I have a feeling I'll be using this a lot more in the summer than winter, but it's going to be handy to have, for sure.

If you're looking for this gadget, it's called a Zipstrip, by the way.

Who's it for: People who use a lot of fresh herbs.

Pros: Works like it's supposed to.

Cons: Obviously, it only has one job.

Wishes: Can't think of anything at the moment.

Source: I bought this.

Tuesday, August 30, 2016

Salton Frozen Dessert Maker (But wait! It does more!)

When the folks at Salton offered me a frozen dessert maker to test, I almost said no.

And then I waffled.

I've seen the frozen dessert makers where you shove a frozen banana into the maw of the machine and frozen banana "ice cream" comes out the other end. I was vaguely intrigued by them, but not enough to buy one. I like room temperature bananas just fine. And I'm not afraid of regular ice cream.

But when I saw that the Salton machine was not a one-trick pony, I decided to give it a try. You see, it also works as a grater and slicer - there are five grater cones for coarse, fine, and extra-fine grating as well as thick or thin slicing.

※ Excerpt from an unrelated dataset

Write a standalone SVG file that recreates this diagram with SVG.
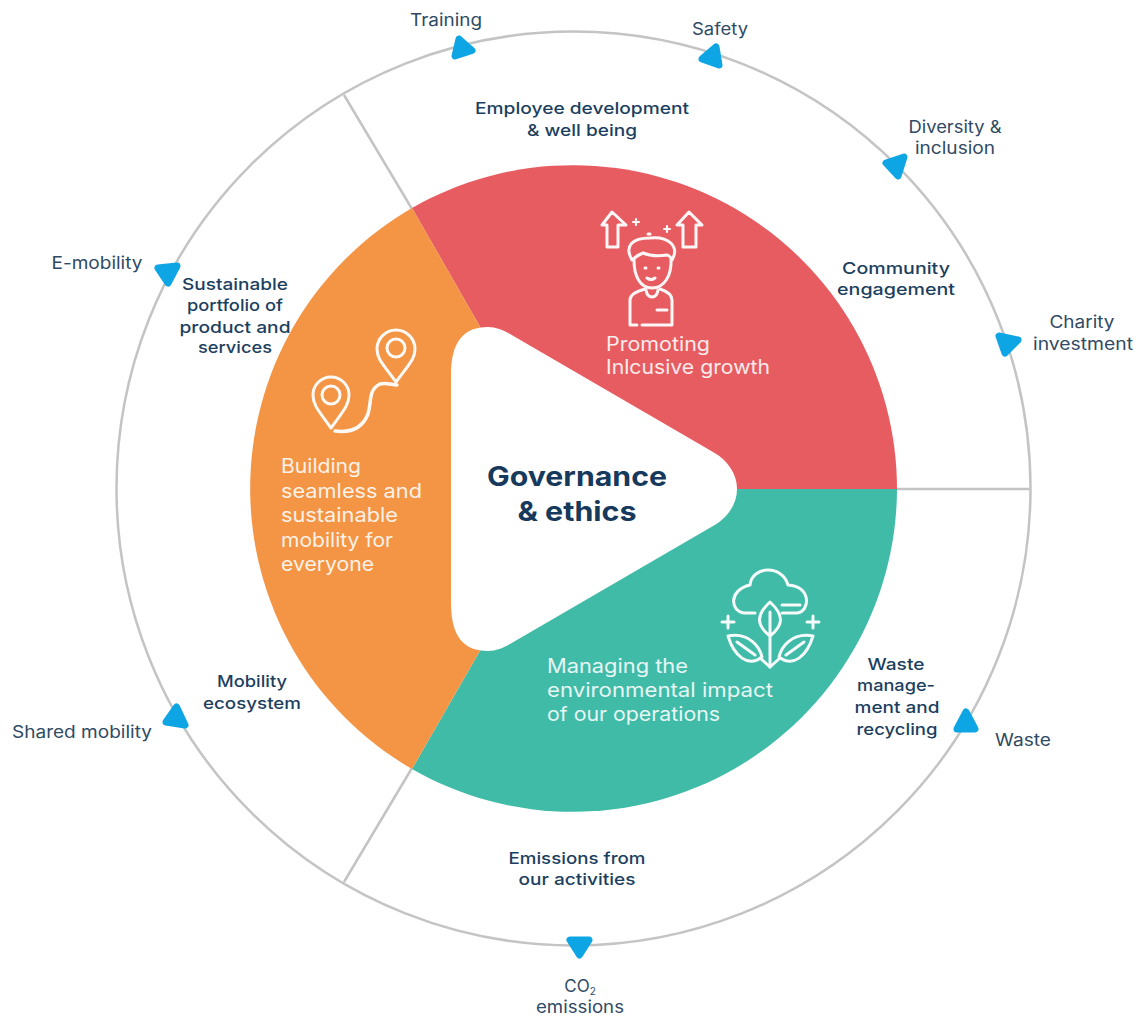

I tried the frozen banana dessert a few times and I have to admit that it wasn't bad at all. A banana-peach combo was pretty good. It would be great if you're cutting back on dairy or trying to avoid ice cream. It's a nice cold dessert if you want something light. I think I'm going to buy some strawberries and give them a try if I see some good ones at the store.

But let's talk about this grating. There are times when I need more cheese than I want to grate by hand, but not so much that I want to set up the grater on the food processor. Not that it's a big deal to set up the food processor, but then I have to wash the bowl, the lid, the pusher, the grater thingie...

With this little machine, there's just not that much to wash. And the machine itself is pretty small, so it should store easily, too.

I had a little trouble assembling it the first time - the way the tube fits onto the body of the machine feels like it's off-kilter, but once I figured it out, it wasn't a problem. It's a little noisy when it's running, but that's not a big deal either. This isn't a machine that's going to run for long periods of time - you're going to torment your bananas or shred your cheese, and that's the end of it.

I haven't had this long enough to guess how long it will last, but it seems sturdy enough for what it's meant to do.

Note: In the photo, I've got the mouthpiece of the shredder unit upside-down, but it still worked fine. That piece isn't actually needed, anyway.

Who's it for: Gadget lovers. Or people who want to avoid ice cream but want cold dessert.

Pros: Does what it's supposed to do. Small enough to store easily. Grater!!!

Cons: Not a necessary device in the kitchen.

Wishes: I wish the all the pieces could all store together in one neat package. I'll probably store it in its box to keep it all together.